Hanek payne trigonometric range reduction detailed analysis of loss of significance.

1k Views Asked by At

I'm struggling to understand what is the actual problem described as "loss of significance" when a trigonometric range reduction argument is performed. I was trying to perform the analysis by myself but I'm not able to spot the problem. I know what the loss of significance is in floating point computation in general, but I don't understand in what terms is described in the algorithm I'm mentioning.

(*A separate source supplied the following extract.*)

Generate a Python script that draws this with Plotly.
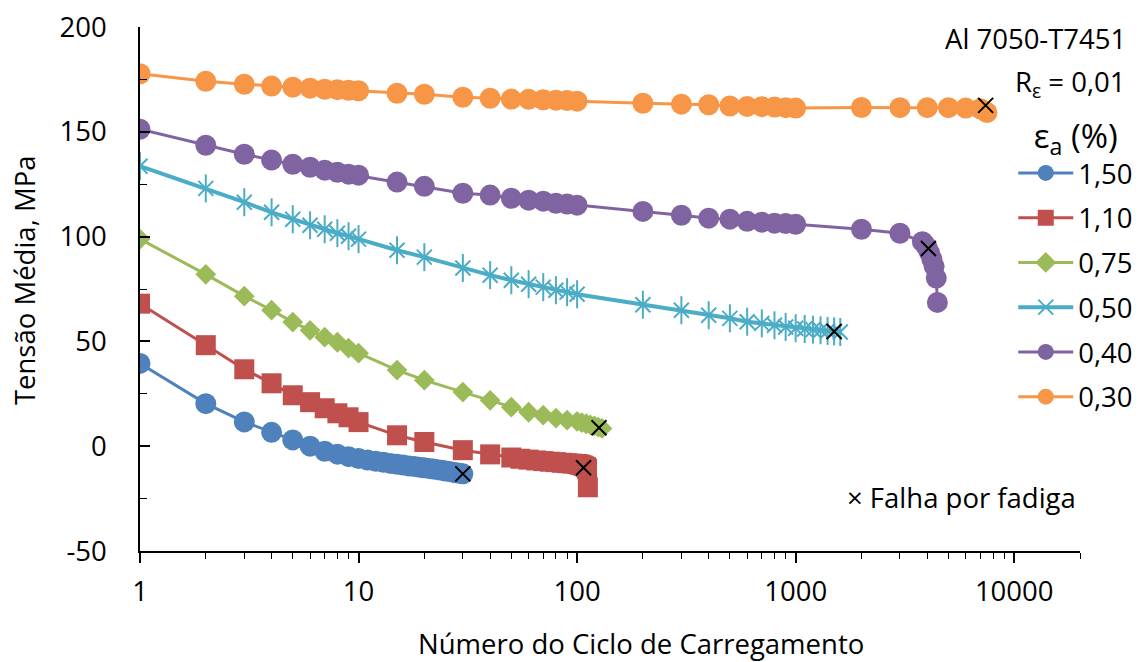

Taken from the paper "Radian Reduction for Trigonometric Function" (Hanek Payne Algorithm)

  1. Even if M is large enough to guarantee (p+K) valid bits, h' may have so many leading zero bits that there may be fewer than the (p+K) valid bits desired for the normalized equivalent argument.
  2. Similarly h' may have leading bits consisting entirely of ones, and if (1-h) is required for the function evaluation, (1-h') may contain fewer than the desired (p+K) valid bits.

Some notation... more or less from the paper

For any real number $x$ the range reduction consist in computing something like $$ \frac{2^i}{2\pi}x \; \text{mod} \; 2^i = I + h $$ where $i \in {0,1,2,3}$, $I$ is an integer that would allow to select the quadrant and finally $h \in [0,1)$ (real number in that interval). Actually the reduction consist in using $I$ as selector bits, and $h$ to compute an appropriate approximation of $sin$ or $cos$ in the sector indexed by $I$ using the argument $\frac{2\pi}{2^i} h$ as argument. For machine purpose it is assumed that

$$x = 2^k f ,\; \frac{1}{2} \leq f < 1$$

I.e. a floating point number (different from the IEEE standard, but the analysis would be similar), the number $f$ is represented using $p$ digits.

The authors of such paper later define $L$ as the largest integer such that the product of 2 numbers represented using $L$ digits are representable in a register. They also point out that the number $\frac{2}{\pi}$ has to be stored with an appropriate number of digits (virtually infinite). Again we can then write

$$ \begin{array}{l} x = 2^k \sum_{j=1}^{N-1} F_j 2^{-jL} \\ \frac{1}{2\pi} = D_0 + D_1 + D_2 \\ D_0 = \sum_{j=1}^{M} g_j 2^{-jL} \\ D_1 = g_{M+1}2^{-(M+1)L} \\ D_2 = \sum_{j=M+2}^{+\infty} g_j 2^{-jL} \end{array} $$

where $F_j$ is the $j$-th chunk of $L$ bits representing the mantissa $f$ and $g_j$ is the $j$-th chunk representing $\frac{1}{2\pi}$. What happens is that basically

$$ \frac{2^i}{2\pi}x \; \text{mod} \; 2^i \approx 2^i x D_0 \text{mod} \; 2^i $$

is being computed. In general we are interested in computing $h$ with $p+K$ digits, $p$ is the input precision while $K$ is a number of guard digits. What I don't really understand is why the points 7 and 8 I've highlighted are a problem for the reduction. I was trying to make an accurate analysis of the problem by myself but I'm not able to spot the problem. Can anyone explain to me?